このような往診専門医は、在宅介護の医療としては全く意味がありません。その対応は、治療環境と時間の制約の中で、自分に都合の良い治療を家族の意見を聞かず勧めたものでしかありません。全ての医師がそのような対応ではないと思いますが、実際に起きていることも事実です。私はこの医師とは反対の診断をし、歯科医院で対応して改善しました。

家族は少しでも快適に療養生活を送らせたいと思い、私たち歯科医師は嚥下障害や誤嚥性肺炎を予防するためにも口で食べることを死守しなければなりません。

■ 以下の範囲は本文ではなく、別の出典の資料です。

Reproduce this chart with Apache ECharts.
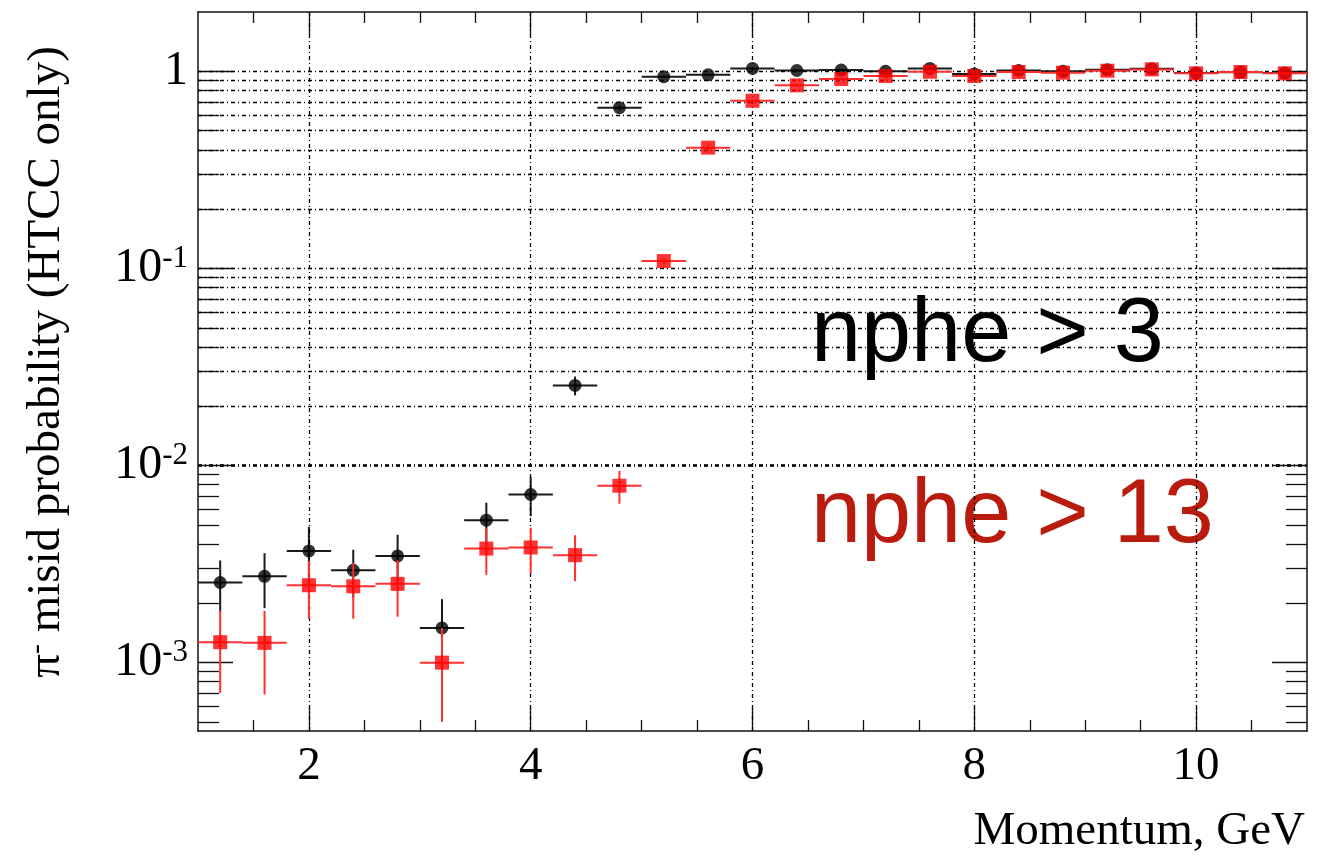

歯科の在宅医療は医師と家族のコミュニケーションから口腔の継続管理の計画を立案し、それがしやすいように早期に重症の疾患があれば、体調の安定した時期に原因療法をすべきだと思います。
そのためには、在宅ではなく設備の整った歯科医院での安全な治療を集中的に行うことが、その後の重症化の予防になるでしょう。

在宅歯科医療はまだまだ道半ば

国の政策で在宅医療が勧められている中で、歯科医療はどのようになっていくのでしょう。上記のような例を起こさないためにも在宅歯科医療の教育が必要ではないでしょうか。

また、現在、日本の死亡原因3位の肺炎は口腔内細菌の不顕性誤嚥からが原因の一つであり、高齢者に多いことが知られています。その治療の衛生管理や嚥下障害の改善は歯科医師しかできないのですが、適切な治療法は歯科医でもまだ認知が低いようで道半ばであるのが現状なのです。